Time-on-task: For most task-based studies, where the user's goal is to get something done as efficiently as possible, shorter task times are better. Users want their tasks to get finished as soon as possible. So comparing task time of various features is really important.

User error rate: The user error rate (UER) is the number of times a user makes a wrong entry. The UER gives you an idea of how clear and user-friendly your website is. Eg: The number of mistakes the users have made when they were asked to do a particular task. The error rate is usually measured in two ways.

Error occurrence rate: If a task only allows one potential error (or there are several and you only want to measure one of them), this is the metric to use.

Error Rate: The number of errors a user has performed in a task is measured by this metric. To detect multiple errors.

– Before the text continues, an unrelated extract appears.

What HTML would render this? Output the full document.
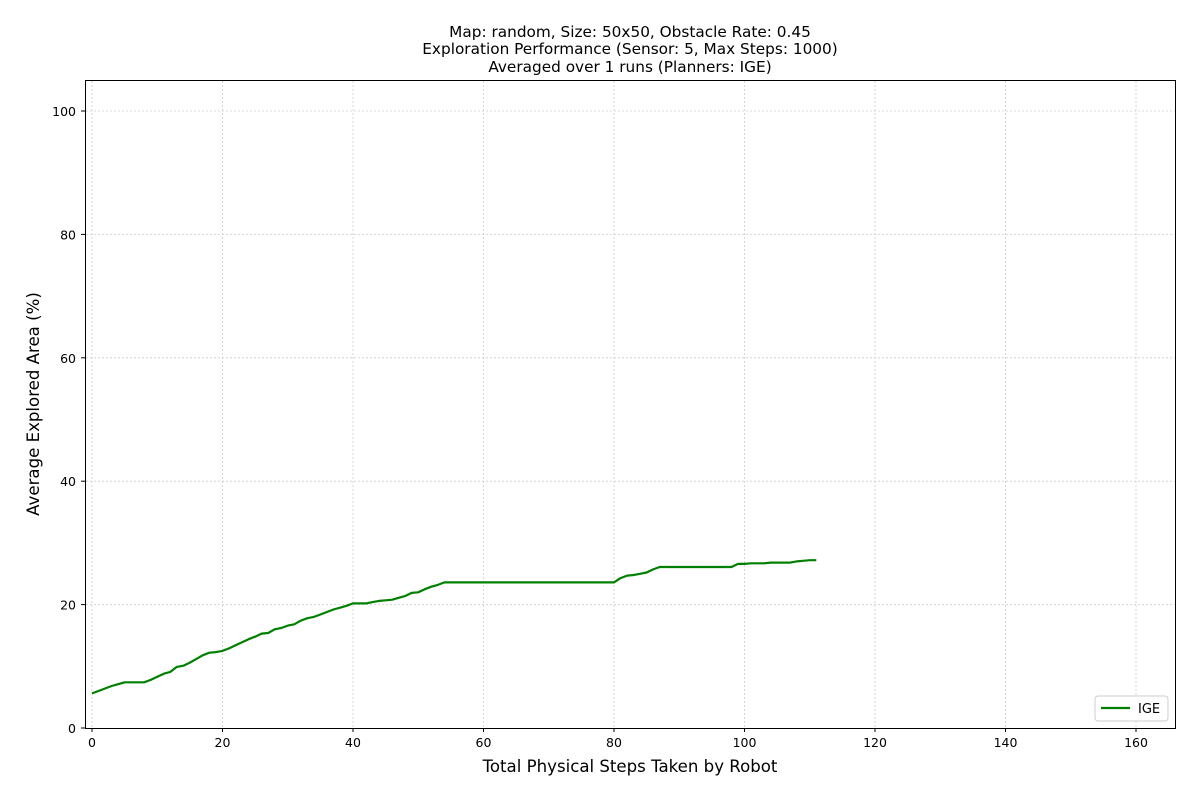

Search vs Navigation: If a user does not manage to reach their destination via the navigation, then the search function is usually the next logical step. In many cases, the less the search function is used, the better the customer experience. Measuring what the users are preferring is the main objective of this KPI.

Attitudinal

System Usability Scale (SUS): This is a tool with which you can measure the usability of the product. The scale consists of a 10-point questionnaire with five possible answers each, ranging from strongly agree to strongly disagree.

You want to measure the usability values of your website. Using the questionnaire results, you can calculate the ‘SUS’ score (0 to 100), which averages 68. Therefore, if your website scores below 68, it will typically have serious flaws and will need to be optimized.

Net Promoter Score (NPS)

Net Promoter Score (NPS) is a survey you can include at the end of your UX tests. NPS helps you measure loyalty based on one direct question: How likely is it that you would recommend this Product / Service to others. This works on a scale of 1- 10. If the user selects form 9–10, then they are loyal enthusiasts who would recommend your product. 7–8 are called passive, they are likely to stay but not so sure about it. 0–6 are unhappy people who don’t want to see your product ever again.

Customer satisfaction (CSAT)

The CSAT is another attitudinal UX KPI that expresses customer satisfaction in a convenient metric. Users/testers are asked: How satisfied are you with (website, product, service, etc.)? From a convenient scale to measure this can also help in deciding what users you can gain from the product.

Now with the data received from these KPI’s you can now analyze this data and create beautiful experiences.